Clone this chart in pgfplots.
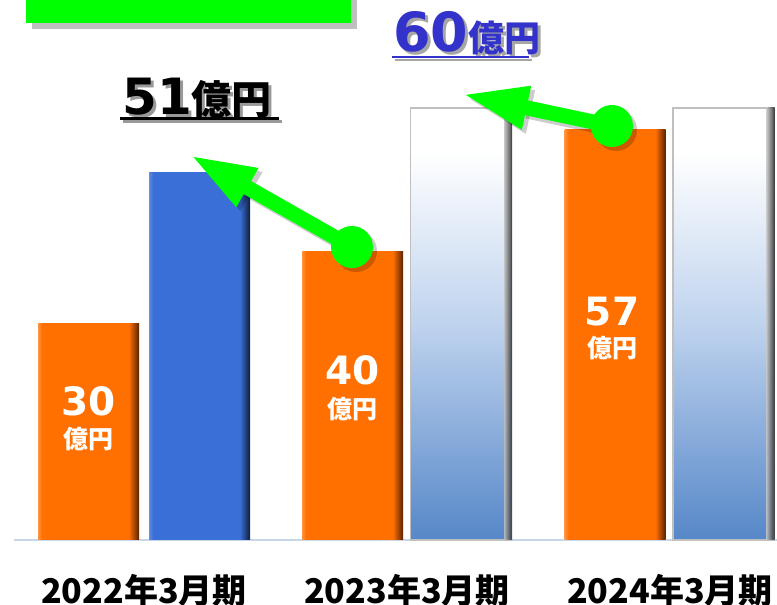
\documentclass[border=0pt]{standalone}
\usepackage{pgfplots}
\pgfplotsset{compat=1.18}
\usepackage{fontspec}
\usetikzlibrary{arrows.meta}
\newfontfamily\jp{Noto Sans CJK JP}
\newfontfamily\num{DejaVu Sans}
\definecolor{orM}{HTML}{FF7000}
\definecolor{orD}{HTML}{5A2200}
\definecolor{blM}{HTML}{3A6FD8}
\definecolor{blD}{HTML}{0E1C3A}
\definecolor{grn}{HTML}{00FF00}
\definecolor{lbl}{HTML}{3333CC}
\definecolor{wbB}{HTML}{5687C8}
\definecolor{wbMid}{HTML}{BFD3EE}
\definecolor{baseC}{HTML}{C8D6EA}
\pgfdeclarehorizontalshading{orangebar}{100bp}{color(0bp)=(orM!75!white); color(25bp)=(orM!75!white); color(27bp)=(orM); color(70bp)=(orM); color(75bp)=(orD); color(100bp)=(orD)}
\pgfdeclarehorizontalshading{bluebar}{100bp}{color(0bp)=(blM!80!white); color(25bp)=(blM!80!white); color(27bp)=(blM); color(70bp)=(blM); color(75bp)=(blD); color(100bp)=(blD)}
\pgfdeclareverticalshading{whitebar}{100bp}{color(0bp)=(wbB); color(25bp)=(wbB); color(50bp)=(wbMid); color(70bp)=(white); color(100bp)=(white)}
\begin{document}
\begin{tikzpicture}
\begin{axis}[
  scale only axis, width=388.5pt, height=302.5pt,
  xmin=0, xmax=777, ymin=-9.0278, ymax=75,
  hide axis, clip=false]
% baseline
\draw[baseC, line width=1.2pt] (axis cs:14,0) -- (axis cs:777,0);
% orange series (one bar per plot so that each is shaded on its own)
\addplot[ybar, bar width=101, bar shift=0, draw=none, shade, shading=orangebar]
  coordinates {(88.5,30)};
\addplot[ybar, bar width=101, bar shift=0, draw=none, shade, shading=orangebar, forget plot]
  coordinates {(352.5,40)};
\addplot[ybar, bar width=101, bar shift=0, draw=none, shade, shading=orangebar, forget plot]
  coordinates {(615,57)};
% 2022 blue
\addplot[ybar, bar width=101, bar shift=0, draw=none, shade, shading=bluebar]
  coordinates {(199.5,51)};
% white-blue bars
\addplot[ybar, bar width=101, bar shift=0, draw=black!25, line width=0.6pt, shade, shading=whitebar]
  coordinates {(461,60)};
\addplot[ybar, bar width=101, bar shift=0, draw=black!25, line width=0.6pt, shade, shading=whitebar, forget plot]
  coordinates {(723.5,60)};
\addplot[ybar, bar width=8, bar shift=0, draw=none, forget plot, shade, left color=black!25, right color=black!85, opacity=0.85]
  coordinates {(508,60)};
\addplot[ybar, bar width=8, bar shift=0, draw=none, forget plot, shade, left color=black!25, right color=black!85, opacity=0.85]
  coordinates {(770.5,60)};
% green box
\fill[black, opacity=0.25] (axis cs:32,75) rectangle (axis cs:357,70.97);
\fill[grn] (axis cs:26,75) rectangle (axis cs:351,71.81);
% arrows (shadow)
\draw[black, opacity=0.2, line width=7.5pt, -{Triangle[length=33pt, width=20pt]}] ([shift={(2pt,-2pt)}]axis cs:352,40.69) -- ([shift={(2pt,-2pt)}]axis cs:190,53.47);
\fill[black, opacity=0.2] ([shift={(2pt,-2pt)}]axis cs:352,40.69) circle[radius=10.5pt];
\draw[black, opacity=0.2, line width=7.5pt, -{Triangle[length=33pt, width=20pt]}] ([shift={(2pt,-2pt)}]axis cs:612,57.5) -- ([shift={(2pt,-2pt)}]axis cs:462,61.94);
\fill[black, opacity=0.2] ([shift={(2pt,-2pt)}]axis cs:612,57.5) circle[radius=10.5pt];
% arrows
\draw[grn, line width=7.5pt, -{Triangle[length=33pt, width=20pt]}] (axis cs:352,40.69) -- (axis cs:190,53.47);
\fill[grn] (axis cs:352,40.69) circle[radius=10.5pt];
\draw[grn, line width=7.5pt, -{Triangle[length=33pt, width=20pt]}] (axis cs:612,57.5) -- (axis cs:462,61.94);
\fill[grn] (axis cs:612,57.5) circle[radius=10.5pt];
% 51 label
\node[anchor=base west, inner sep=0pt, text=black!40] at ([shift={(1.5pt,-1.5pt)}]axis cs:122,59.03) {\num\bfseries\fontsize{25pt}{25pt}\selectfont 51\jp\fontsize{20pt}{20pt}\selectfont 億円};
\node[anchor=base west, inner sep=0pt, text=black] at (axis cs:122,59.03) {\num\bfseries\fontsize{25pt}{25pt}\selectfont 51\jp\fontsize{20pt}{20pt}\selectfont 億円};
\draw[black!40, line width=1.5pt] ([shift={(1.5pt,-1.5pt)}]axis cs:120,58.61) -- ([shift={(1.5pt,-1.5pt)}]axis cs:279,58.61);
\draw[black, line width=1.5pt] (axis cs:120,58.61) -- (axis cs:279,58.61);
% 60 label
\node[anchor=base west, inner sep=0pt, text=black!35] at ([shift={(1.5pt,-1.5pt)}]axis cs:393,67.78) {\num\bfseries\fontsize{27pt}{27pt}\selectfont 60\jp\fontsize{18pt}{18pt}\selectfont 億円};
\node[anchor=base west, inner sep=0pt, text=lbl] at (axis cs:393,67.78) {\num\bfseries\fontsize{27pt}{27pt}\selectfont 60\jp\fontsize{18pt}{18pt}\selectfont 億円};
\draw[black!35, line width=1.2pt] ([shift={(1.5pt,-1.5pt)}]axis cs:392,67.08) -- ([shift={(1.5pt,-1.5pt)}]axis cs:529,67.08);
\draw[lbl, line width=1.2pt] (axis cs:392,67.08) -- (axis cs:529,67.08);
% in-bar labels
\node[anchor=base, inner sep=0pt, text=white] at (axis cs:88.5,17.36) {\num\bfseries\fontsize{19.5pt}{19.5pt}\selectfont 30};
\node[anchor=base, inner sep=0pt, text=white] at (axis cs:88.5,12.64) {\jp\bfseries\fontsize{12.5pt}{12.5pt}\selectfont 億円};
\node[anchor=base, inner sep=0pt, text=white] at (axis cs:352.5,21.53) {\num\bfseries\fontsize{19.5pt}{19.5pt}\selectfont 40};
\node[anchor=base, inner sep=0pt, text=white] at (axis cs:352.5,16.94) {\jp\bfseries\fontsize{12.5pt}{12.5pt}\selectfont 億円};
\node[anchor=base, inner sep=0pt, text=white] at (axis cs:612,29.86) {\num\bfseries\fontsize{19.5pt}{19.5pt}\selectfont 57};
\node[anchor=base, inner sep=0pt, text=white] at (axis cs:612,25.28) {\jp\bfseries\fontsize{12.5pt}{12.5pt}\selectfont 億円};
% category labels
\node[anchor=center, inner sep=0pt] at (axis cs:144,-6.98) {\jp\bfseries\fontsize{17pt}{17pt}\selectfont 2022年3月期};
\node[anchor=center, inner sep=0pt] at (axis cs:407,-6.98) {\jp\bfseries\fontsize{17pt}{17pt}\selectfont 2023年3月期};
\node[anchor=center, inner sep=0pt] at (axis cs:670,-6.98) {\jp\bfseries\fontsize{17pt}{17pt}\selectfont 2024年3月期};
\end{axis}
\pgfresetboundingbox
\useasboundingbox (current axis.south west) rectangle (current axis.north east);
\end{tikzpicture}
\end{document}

=== DO THIS ===
Without the pictures, write out the whole listing above exactly as it appears.

=== WORKED ANSWER ===
Clone this chart in pgfplots.
\documentclass[border=0pt]{standalone}
\usepackage{pgfplots}
\pgfplotsset{compat=1.18}
\usepackage{fontspec}
\usetikzlibrary{arrows.meta}
\newfontfamily\jp{Noto Sans CJK JP}
\newfontfamily\num{DejaVu Sans}
\definecolor{orM}{HTML}{FF7000}
\definecolor{orD}{HTML}{5A2200}
\definecolor{blM}{HTML}{3A6FD8}
\definecolor{blD}{HTML}{0E1C3A}
\definecolor{grn}{HTML}{00FF00}
\definecolor{lbl}{HTML}{3333CC}
\definecolor{wbB}{HTML}{5687C8}
\definecolor{wbMid}{HTML}{BFD3EE}
\definecolor{baseC}{HTML}{C8D6EA}
\pgfdeclarehorizontalshading{orangebar}{100bp}{color(0bp)=(orM!75!white); color(25bp)=(orM!75!white); color(27bp)=(orM); color(70bp)=(orM); color(75bp)=(orD); color(100bp)=(orD)}
\pgfdeclarehorizontalshading{bluebar}{100bp}{color(0bp)=(blM!80!white); color(25bp)=(blM!80!white); color(27bp)=(blM); color(70bp)=(blM); color(75bp)=(blD); color(100bp)=(blD)}
\pgfdeclareverticalshading{whitebar}{100bp}{color(0bp)=(wbB); color(25bp)=(wbB); color(50bp)=(wbMid); color(70bp)=(white); color(100bp)=(white)}
\begin{document}
\begin{tikzpicture}
\begin{axis}[
  scale only axis, width=388.5pt, height=302.5pt,
  xmin=0, xmax=777, ymin=-9.0278, ymax=75,
  hide axis, clip=false]
% baseline
\draw[baseC, line width=1.2pt] (axis cs:14,0) -- (axis cs:777,0);
% orange series (one bar per plot so that each is shaded on its own)
\addplot[ybar, bar width=101, bar shift=0, draw=none, shade, shading=orangebar]
  coordinates {(88.5,30)};
\addplot[ybar, bar width=101, bar shift=0, draw=none, shade, shading=orangebar, forget plot]
  coordinates {(352.5,40)};
\addplot[ybar, bar width=101, bar shift=0, draw=none, shade, shading=orangebar, forget plot]
  coordinates {(615,57)};
% 2022 blue
\addplot[ybar, bar width=101, bar shift=0, draw=none, shade, shading=bluebar]
  coordinates {(199.5,51)};
% white-blue bars
\addplot[ybar, bar width=101, bar shift=0, draw=black!25, line width=0.6pt, shade, shading=whitebar]
  coordinates {(461,60)};
\addplot[ybar, bar width=101, bar shift=0, draw=black!25, line width=0.6pt, shade, shading=whitebar, forget plot]
  coordinates {(723.5,60)};
\addplot[ybar, bar width=8, bar shift=0, draw=none, forget plot, shade, left color=black!25, right color=black!85, opacity=0.85]
  coordinates {(508,60)};
\addplot[ybar, bar width=8, bar shift=0, draw=none, forget plot, shade, left color=black!25, right color=black!85, opacity=0.85]
  coordinates {(770.5,60)};
% green box
\fill[black, opacity=0.25] (axis cs:32,75) rectangle (axis cs:357,70.97);
\fill[grn] (axis cs:26,75) rectangle (axis cs:351,71.81);
% arrows (shadow)
\draw[black, opacity=0.2, line width=7.5pt, -{Triangle[length=33pt, width=20pt]}] ([shift={(2pt,-2pt)}]axis cs:352,40.69) -- ([shift={(2pt,-2pt)}]axis cs:190,53.47);
\fill[black, opacity=0.2] ([shift={(2pt,-2pt)}]axis cs:352,40.69) circle[radius=10.5pt];
\draw[black, opacity=0.2, line width=7.5pt, -{Triangle[length=33pt, width=20pt]}] ([shift={(2pt,-2pt)}]axis cs:612,57.5) -- ([shift={(2pt,-2pt)}]axis cs:462,61.94);
\fill[black, opacity=0.2] ([shift={(2pt,-2pt)}]axis cs:612,57.5) circle[radius=10.5pt];
% arrows
\draw[grn, line width=7.5pt, -{Triangle[length=33pt, width=20pt]}] (axis cs:352,40.69) -- (axis cs:190,53.47);
\fill[grn] (axis cs:352,40.69) circle[radius=10.5pt];
\draw[grn, line width=7.5pt, -{Triangle[length=33pt, width=20pt]}] (axis cs:612,57.5) -- (axis cs:462,61.94);
\fill[grn] (axis cs:612,57.5) circle[radius=10.5pt];
% 51 label
\node[anchor=base west, inner sep=0pt, text=black!40] at ([shift={(1.5pt,-1.5pt)}]axis cs:122,59.03) {\num\bfseries\fontsize{25pt}{25pt}\selectfont 51\jp\fontsize{20pt}{20pt}\selectfont 億円};
\node[anchor=base west, inner sep=0pt, text=black] at (axis cs:122,59.03) {\num\bfseries\fontsize{25pt}{25pt}\selectfont 51\jp\fontsize{20pt}{20pt}\selectfont 億円};
\draw[black!40, line width=1.5pt] ([shift={(1.5pt,-1.5pt)}]axis cs:120,58.61) -- ([shift={(1.5pt,-1.5pt)}]axis cs:279,58.61);
\draw[black, line width=1.5pt] (axis cs:120,58.61) -- (axis cs:279,58.61);
% 60 label
\node[anchor=base west, inner sep=0pt, text=black!35] at ([shift={(1.5pt,-1.5pt)}]axis cs:393,67.78) {\num\bfseries\fontsize{27pt}{27pt}\selectfont 60\jp\fontsize{18pt}{18pt}\selectfont 億円};
\node[anchor=base west, inner sep=0pt, text=lbl] at (axis cs:393,67.78) {\num\bfseries\fontsize{27pt}{27pt}\selectfont 60\jp\fontsize{18pt}{18pt}\selectfont 億円};
\draw[black!35, line width=1.2pt] ([shift={(1.5pt,-1.5pt)}]axis cs:392,67.08) -- ([shift={(1.5pt,-1.5pt)}]axis cs:529,67.08);
\draw[lbl, line width=1.2pt] (axis cs:392,67.08) -- (axis cs:529,67.08);
% in-bar labels
\node[anchor=base, inner sep=0pt, text=white] at (axis cs:88.5,17.36) {\num\bfseries\fontsize{19.5pt}{19.5pt}\selectfont 30};
\node[anchor=base, inner sep=0pt, text=white] at (axis cs:88.5,12.64) {\jp\bfseries\fontsize{12.5pt}{12.5pt}\selectfont 億円};
\node[anchor=base, inner sep=0pt, text=white] at (axis cs:352.5,21.53) {\num\bfseries\fontsize{19.5pt}{19.5pt}\selectfont 40};
\node[anchor=base, inner sep=0pt, text=white] at (axis cs:352.5,16.94) {\jp\bfseries\fontsize{12.5pt}{12.5pt}\selectfont 億円};
\node[anchor=base, inner sep=0pt, text=white] at (axis cs:612,29.86) {\num\bfseries\fontsize{19.5pt}{19.5pt}\selectfont 57};
\node[anchor=base, inner sep=0pt, text=white] at (axis cs:612,25.28) {\jp\bfseries\fontsize{12.5pt}{12.5pt}\selectfont 億円};
% category labels
\node[anchor=center, inner sep=0pt] at (axis cs:144,-6.98) {\jp\bfseries\fontsize{17pt}{17pt}\selectfont 2022年3月期};
\node[anchor=center, inner sep=0pt] at (axis cs:407,-6.98) {\jp\bfseries\fontsize{17pt}{17pt}\selectfont 2023年3月期};
\node[anchor=center, inner sep=0pt] at (axis cs:670,-6.98) {\jp\bfseries\fontsize{17pt}{17pt}\selectfont 2024年3月期};
\end{axis}
\pgfresetboundingbox
\useasboundingbox (current axis.south west) rectangle (current axis.north east);
\end{tikzpicture}
\end{document}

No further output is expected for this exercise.